After limited debate the US Senate overwhelmingly approved a further reduction in “Dodd-Frank” banking regulations introduced in 2010 to avoid another 2008 style bank generated economic collapse.
Dodd-Frank‘s primary mechanism for doing this was to require financial institutions that were “too big to fail” to withstand stress tests. The idea being that if your bank was going to need a government bail out in the event of failure, effectively making you and me the banks insurance company, that such banks need to prove that they can withstand large economic downturns by keeping enough cash (and near cash) on hand to cover their immediate debts.
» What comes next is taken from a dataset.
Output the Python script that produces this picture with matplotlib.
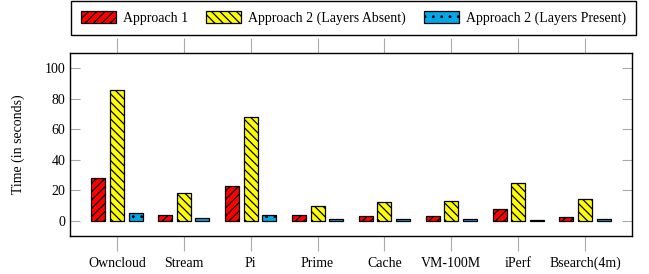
import matplotlib
matplotlib.use('Agg')
import matplotlib.pyplot as plt
import numpy as np

plt.rcParams['font.family'] = ['Liberation Serif', 'DejaVu Serif']
plt.rcParams['hatch.linewidth'] = 0.9

categories = ['Owncloud', 'Stream', 'Pi', 'Prime', 'Cache', 'VM-100M', 'iPerf', 'Bsearch(4m)']
approach1 = [28, 4, 23, 4, 3, 3, 7.5, 2.5]
layers_absent = [86, 18, 68, 10, 12, 13, 25, 14]
layers_present = [5, 1.5, 3.5, 1, 1, 1, 0.5, 1]

series = [
    ('Approach 1', approach1, '#ff0000', '////'),
    ('Approach 2 (Layers Absent)', layers_absent, '#ffff00', '\\\\\\\\'),
    ('Approach 2 (Layers Present)', layers_present, '#00a8e8', '..'),
]

fig = plt.figure(figsize=(6.49, 2.74), dpi=100)
ax = fig.add_axes([70 / 649, 38 / 274, 562 / 649, 183 / 274])

x = np.arange(len(categories))
w = 0.21
offs = [-0.28, 0, 0.28]
for (name, vals, col, hatch), o in zip(series, offs):
    ax.bar(x + o, vals, w, color=col, edgecolor='black', hatch=hatch,
           linewidth=0.9, label=name)

ax.set_xlim(-0.7, len(categories) - 0.3)
ax.set_ylim(-10, 110)
ax.set_yticks([0, 20, 40, 60, 80, 100])
ax.set_xticks(x)
ax.set_xticklabels(categories)
ax.tick_params(axis='x', direction='out', length=11, color='#aaaaaa',
               top=True, labelsize=10, pad=4)
ax.tick_params(axis='y', direction='in', length=7, color='#aaaaaa',
               right=True, labelsize=10)
for s in ax.spines.values():
    s.set_linewidth(1.0)
ax.set_ylabel('Time (in seconds)', fontsize=10, labelpad=14)

fig.legend(loc='upper left', bbox_to_anchor=(70 / 649, 1.0, 567 / 649, 0),
           mode='expand', ncol=3, fontsize=10, frameon=True, fancybox=False,
           edgecolor='black', framealpha=1, handlelength=2.5, handleheight=0.9,
           handletextpad=0.5, columnspacing=1.2, borderpad=0.75,
           borderaxespad=0.05)

fig.savefig('out.png', dpi=100)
If banks pass the stress test, and ALL did in June 2017, they can issue dividends and buy back their own stock (financial engineering to raise their own stock price). If they fail, they can’t. The results and some key details are published so both the markets and individual investors know which banks are stable and which ones are not.
The principle Dodd-Frank change passed in March 2018, was to increase the threshold needed to be included in the stress test, from $50B to $250B.
Banks and other large financial institutions are not evil corporations but they are run by greedy people just like you and me. When those people are given massive incentives to bring in large amounts of income to the banks, they are likely to take risks that are absurd in retrospect, just likely they did in the 2000’s.
When the money that is risked belongs only to shareholder, employees, and board members, there is not public issue with those risks; even ‘crazy’ ones. The problem occurs when the company (bank) in question is so large that if it fails it will bring down the countries (globe’s?) economy. This is also called “systemic risk“. Such a failure cannot be allowed to occur, so governments step and transfer your tax money to those companies.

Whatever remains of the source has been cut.